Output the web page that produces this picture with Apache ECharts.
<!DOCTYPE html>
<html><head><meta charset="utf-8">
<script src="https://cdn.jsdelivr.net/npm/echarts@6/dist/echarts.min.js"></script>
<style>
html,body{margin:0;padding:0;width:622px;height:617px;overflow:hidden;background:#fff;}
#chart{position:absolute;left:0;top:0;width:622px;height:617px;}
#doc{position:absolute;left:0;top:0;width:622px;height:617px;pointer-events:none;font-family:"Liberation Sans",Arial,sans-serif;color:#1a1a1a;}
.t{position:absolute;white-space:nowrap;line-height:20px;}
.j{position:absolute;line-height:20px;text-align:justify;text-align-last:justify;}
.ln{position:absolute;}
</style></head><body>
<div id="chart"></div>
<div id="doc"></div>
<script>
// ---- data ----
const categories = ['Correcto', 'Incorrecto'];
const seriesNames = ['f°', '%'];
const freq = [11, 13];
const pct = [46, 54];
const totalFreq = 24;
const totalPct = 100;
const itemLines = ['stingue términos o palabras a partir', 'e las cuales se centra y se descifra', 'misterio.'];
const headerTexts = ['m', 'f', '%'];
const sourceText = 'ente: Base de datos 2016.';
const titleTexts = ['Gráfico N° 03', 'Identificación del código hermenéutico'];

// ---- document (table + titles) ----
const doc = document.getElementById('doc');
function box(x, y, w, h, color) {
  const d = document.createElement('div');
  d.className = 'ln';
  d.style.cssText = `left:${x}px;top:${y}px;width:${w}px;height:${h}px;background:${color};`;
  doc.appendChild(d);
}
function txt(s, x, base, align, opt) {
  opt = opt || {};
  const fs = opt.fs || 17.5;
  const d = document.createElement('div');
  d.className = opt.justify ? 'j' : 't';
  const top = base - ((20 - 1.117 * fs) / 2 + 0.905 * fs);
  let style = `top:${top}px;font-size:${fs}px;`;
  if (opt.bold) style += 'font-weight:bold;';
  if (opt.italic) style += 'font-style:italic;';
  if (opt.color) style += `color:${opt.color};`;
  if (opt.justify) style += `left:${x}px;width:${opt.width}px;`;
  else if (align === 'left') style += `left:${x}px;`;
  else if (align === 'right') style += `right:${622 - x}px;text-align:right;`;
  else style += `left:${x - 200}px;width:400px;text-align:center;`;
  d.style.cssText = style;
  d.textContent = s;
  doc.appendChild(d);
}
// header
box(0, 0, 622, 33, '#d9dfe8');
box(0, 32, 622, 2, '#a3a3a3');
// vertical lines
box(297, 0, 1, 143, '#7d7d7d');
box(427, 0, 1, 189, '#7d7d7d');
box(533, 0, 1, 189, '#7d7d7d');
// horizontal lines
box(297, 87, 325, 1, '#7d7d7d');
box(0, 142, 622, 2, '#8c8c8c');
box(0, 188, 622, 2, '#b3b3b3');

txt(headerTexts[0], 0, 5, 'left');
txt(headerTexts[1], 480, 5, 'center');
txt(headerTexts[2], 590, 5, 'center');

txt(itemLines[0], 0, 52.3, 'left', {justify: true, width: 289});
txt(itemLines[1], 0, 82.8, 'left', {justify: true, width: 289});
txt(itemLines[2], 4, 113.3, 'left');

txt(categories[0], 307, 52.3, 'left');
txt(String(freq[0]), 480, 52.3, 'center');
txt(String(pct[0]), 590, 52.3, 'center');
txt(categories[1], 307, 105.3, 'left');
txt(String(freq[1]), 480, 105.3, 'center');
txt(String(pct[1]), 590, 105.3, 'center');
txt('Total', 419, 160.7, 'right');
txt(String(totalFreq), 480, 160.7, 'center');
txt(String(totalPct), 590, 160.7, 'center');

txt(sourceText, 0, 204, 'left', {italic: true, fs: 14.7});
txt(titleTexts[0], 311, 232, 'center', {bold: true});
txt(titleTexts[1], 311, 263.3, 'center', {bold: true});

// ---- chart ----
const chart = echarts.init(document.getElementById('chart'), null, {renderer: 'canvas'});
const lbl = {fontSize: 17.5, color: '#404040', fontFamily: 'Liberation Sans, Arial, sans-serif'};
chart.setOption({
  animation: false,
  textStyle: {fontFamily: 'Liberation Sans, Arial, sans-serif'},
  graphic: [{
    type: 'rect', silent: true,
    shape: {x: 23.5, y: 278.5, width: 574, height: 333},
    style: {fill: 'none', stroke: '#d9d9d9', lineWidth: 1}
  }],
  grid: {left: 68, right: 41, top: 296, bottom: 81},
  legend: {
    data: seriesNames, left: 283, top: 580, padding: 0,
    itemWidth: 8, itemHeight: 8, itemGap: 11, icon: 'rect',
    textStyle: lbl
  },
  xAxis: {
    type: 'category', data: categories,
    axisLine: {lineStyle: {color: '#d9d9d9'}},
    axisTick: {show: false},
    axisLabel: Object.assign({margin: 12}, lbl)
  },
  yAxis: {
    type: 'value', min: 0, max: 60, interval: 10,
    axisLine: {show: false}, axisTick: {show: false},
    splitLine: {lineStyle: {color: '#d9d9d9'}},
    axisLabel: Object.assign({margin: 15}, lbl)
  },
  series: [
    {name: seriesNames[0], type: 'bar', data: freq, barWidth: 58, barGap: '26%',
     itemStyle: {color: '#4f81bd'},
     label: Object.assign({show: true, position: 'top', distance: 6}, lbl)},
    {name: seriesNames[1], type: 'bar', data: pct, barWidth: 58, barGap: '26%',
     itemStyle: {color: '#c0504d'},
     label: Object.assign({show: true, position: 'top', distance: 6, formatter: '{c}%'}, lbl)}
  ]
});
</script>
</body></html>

------------------------------------

> Instruction
Make an exact copy of all the data.

> Task result
Output the web page that produces this picture with Apache ECharts.
<!DOCTYPE html>
<html><head><meta charset="utf-8">
<script src="https://cdn.jsdelivr.net/npm/echarts@6/dist/echarts.min.js"></script>
<style>
html,body{margin:0;padding:0;width:622px;height:617px;overflow:hidden;background:#fff;}
#chart{position:absolute;left:0;top:0;width:622px;height:617px;}
#doc{position:absolute;left:0;top:0;width:622px;height:617px;pointer-events:none;font-family:"Liberation Sans",Arial,sans-serif;color:#1a1a1a;}
.t{position:absolute;white-space:nowrap;line-height:20px;}
.j{position:absolute;line-height:20px;text-align:justify;text-align-last:justify;}
.ln{position:absolute;}
</style></head><body>
<div id="chart"></div>
<div id="doc"></div>
<script>
// ---- data ----
const categories = ['Correcto', 'Incorrecto'];
const seriesNames = ['f°', '%'];
const freq = [11, 13];
const pct = [46, 54];
const totalFreq = 24;
const totalPct = 100;
const itemLines = ['stingue términos o palabras a partir', 'e las cuales se centra y se descifra', 'misterio.'];
const headerTexts = ['m', 'f', '%'];
const sourceText = 'ente: Base de datos 2016.';
const titleTexts = ['Gráfico N° 03', 'Identificación del código hermenéutico'];

// ---- document (table + titles) ----
const doc = document.getElementById('doc');
function box(x, y, w, h, color) {
  const d = document.createElement('div');
  d.className = 'ln';
  d.style.cssText = `left:${x}px;top:${y}px;width:${w}px;height:${h}px;background:${color};`;
  doc.appendChild(d);
}
function txt(s, x, base, align, opt) {
  opt = opt || {};
  const fs = opt.fs || 17.5;
  const d = document.createElement('div');
  d.className = opt.justify ? 'j' : 't';
  const top = base - ((20 - 1.117 * fs) / 2 + 0.905 * fs);
  let style = `top:${top}px;font-size:${fs}px;`;
  if (opt.bold) style += 'font-weight:bold;';
  if (opt.italic) style += 'font-style:italic;';
  if (opt.color) style += `color:${opt.color};`;
  if (opt.justify) style += `left:${x}px;width:${opt.width}px;`;
  else if (align === 'left') style += `left:${x}px;`;
  else if (align === 'right') style += `right:${622 - x}px;text-align:right;`;
  else style += `left:${x - 200}px;width:400px;text-align:center;`;
  d.style.cssText = style;
  d.textContent = s;
  doc.appendChild(d);
}
// header
box(0, 0, 622, 33, '#d9dfe8');
box(0, 32, 622, 2, '#a3a3a3');
// vertical lines
box(297, 0, 1, 143, '#7d7d7d');
box(427, 0, 1, 189, '#7d7d7d');
box(533, 0, 1, 189, '#7d7d7d');
// horizontal lines
box(297, 87, 325, 1, '#7d7d7d');
box(0, 142, 622, 2, '#8c8c8c');
box(0, 188, 622, 2, '#b3b3b3');

txt(headerTexts[0], 0, 5, 'left');
txt(headerTexts[1], 480, 5, 'center');
txt(headerTexts[2], 590, 5, 'center');

txt(itemLines[0], 0, 52.3, 'left', {justify: true, width: 289});
txt(itemLines[1], 0, 82.8, 'left', {justify: true, width: 289});
txt(itemLines[2], 4, 113.3, 'left');

txt(categories[0], 307, 52.3, 'left');
txt(String(freq[0]), 480, 52.3, 'center');
txt(String(pct[0]), 590, 52.3, 'center');
txt(categories[1], 307, 105.3, 'left');
txt(String(freq[1]), 480, 105.3, 'center');
txt(String(pct[1]), 590, 105.3, 'center');
txt('Total', 419, 160.7, 'right');
txt(String(totalFreq), 480, 160.7, 'center');
txt(String(totalPct), 590, 160.7, 'center');

txt(sourceText, 0, 204, 'left', {italic: true, fs: 14.7});
txt(titleTexts[0], 311, 232, 'center', {bold: true});
txt(titleTexts[1], 311, 263.3, 'center', {bold: true});

// ---- chart ----
const chart = echarts.init(document.getElementById('chart'), null, {renderer: 'canvas'});
const lbl = {fontSize: 17.5, color: '#404040', fontFamily: 'Liberation Sans, Arial, sans-serif'};
chart.setOption({
  animation: false,
  textStyle: {fontFamily: 'Liberation Sans, Arial, sans-serif'},
  graphic: [{
    type: 'rect', silent: true,
    shape: {x: 23.5, y: 278.5, width: 574, height: 333},
    style: {fill: 'none', stroke: '#d9d9d9', lineWidth: 1}
  }],
  grid: {left: 68, right: 41, top: 296, bottom: 81},
  legend: {
    data: seriesNames, left: 283, top: 580, padding: 0,
    itemWidth: 8, itemHeight: 8, itemGap: 11, icon: 'rect',
    textStyle: lbl
  },
  xAxis: {
    type: 'category', data: categories,
    axisLine: {lineStyle: {color: '#d9d9d9'}},
    axisTick: {show: false},
    axisLabel: Object.assign({margin: 12}, lbl)
  },
  yAxis: {
    type: 'value', min: 0, max: 60, interval: 10,
    axisLine: {show: false}, axisTick: {show: false},
    splitLine: {lineStyle: {color: '#d9d9d9'}},
    axisLabel: Object.assign({margin: 15}, lbl)
  },
  series: [
    {name: seriesNames[0], type: 'bar', data: freq, barWidth: 58, barGap: '26%',
     itemStyle: {color: '#4f81bd'},
     label: Object.assign({show: true, position: 'top', distance: 6}, lbl)},
    {name: seriesNames[1], type: 'bar', data: pct, barWidth: 58, barGap: '26%',
     itemStyle: {color: '#c0504d'},
     label: Object.assign({show: true, position: 'top', distance: 6, formatter: '{c}%'}, lbl)}
  ]
});
</script>
</body></html>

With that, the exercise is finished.